The functions of the EPC contained in its mandate were:

to advise the government generally on all environmental matters relating to the social and economic life of Ghana;

to coordinate the activities of all bodies concerned with environmental matters and to serve as a channel of communication between these bodies and the government;

to conduct and promote investigations, studies, surveys, research, analyses, including the training of personnel, relating to the improvement of Ghana's environment and the maintenance of sound ecological systems;

to serve as the official national body for cooperating and liaising with national and international organizations on environmental matters;

to undertake such studies and submit such reports and recommendations with respect to environmental matters as the government may request;

to embark upon general environmental educational programmes for the purpose of creating enlightened public opinion regarding the environment;

without prejudice to the economic and social advancement of Ghana, to ensure the observance of proper safeguards in the planning and execution of all development projects, including those already in existence, that are likely to interfere with the quality of the environment; and

to perform functions as the government may assign to the Council of all or any of the foregoing functions.
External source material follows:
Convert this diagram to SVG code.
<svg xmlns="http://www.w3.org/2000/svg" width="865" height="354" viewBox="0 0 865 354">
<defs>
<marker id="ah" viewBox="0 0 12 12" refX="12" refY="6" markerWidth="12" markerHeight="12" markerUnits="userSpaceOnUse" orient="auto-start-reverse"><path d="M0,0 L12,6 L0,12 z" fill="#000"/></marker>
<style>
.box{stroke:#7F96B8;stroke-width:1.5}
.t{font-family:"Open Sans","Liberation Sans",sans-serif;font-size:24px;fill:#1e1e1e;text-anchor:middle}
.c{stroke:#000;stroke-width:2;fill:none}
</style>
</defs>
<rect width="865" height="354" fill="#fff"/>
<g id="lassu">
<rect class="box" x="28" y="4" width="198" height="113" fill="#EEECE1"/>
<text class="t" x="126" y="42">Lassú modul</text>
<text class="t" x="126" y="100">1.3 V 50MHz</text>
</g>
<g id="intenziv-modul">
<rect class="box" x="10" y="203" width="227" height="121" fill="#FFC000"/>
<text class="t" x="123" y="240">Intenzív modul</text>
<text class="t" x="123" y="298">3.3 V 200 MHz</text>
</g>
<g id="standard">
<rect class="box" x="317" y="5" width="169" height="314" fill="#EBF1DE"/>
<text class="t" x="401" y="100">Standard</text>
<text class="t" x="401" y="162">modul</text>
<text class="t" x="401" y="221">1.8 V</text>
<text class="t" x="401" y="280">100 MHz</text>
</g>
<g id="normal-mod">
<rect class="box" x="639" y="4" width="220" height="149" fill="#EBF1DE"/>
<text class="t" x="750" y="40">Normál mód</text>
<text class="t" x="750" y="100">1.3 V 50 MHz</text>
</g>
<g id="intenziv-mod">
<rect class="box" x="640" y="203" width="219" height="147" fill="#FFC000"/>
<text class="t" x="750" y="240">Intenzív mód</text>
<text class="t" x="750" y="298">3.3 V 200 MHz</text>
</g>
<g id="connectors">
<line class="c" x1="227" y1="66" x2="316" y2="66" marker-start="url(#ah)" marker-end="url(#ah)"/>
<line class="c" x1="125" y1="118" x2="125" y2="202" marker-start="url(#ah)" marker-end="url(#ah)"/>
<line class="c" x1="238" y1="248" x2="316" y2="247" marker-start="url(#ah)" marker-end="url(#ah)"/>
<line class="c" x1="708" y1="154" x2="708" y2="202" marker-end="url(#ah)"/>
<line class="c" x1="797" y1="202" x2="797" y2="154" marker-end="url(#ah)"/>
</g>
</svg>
The membership of the EPC was drawn from ministries, universities, research institutions, public boards, and the general public. The EPC was to operate through specialized committees in the exercise of its functions. It was also to seek advice and to consult any public body in the discharge of its functions. Through the supervising ministry, legislative instruments and regulations may be made for the purpose of giving effect to the provisions of the decree establishing the EPC. In 1976, an amendment was made to the decree empowering the EPC to request information and enter premises to undertake inspection for the purposes of giving effect to the decree, backed by fines and imprisonment terms.

The ministerial location of the EPC varied with its perceived role. Its original location in the Ministry of Finance and Economic Planning was changed to that of Health in 1981, and a year later it was reassigned to the Ministry of Local Government. The roles shifted from an emphasis on planning, to health (sanitation), and to local issues. Problems still existed in developing the relevant concepts and the institutional framework to take in the functions of a single agency charged with overseeing the varied facets of the environment. Environmental management continued to be ad hoc and sectoral through the specialized committees of the EPC, e.g. natural ecosystems, human settlements, industrial pollution, water, and hazardous chemicals. The environmental problems persisted and increased in occurrence and intensity. Notable were deforestation, soil erosion, water and air pollution, and urban waste disposal. Decisions reached by the committees could not be effectively implemented, and the EPC had to rely on the goodwill and understanding of the ministries and agencies concerned.

The EPC sometimes found itself in a situation where it had to take over the responsibilities of other institutions owing to the inability of these agencies to perform their assigned roles effectively. The EPC was then accused of taking on too much. This situation arose because, as environmental problems increased, the general public tended to look to the Council to resolve these problems.

With the EPC shying away from accusations of taking over the role of others, a situation was created where some problems that did not fall within the sphere of responsibility of any one body were left unattended to. In addition, and with time, the mandate of sectoral agencies proved inadequate to cope with the increasing problems resulting from increasing development and also from inadequate personnel, equipment, and enforcement powers.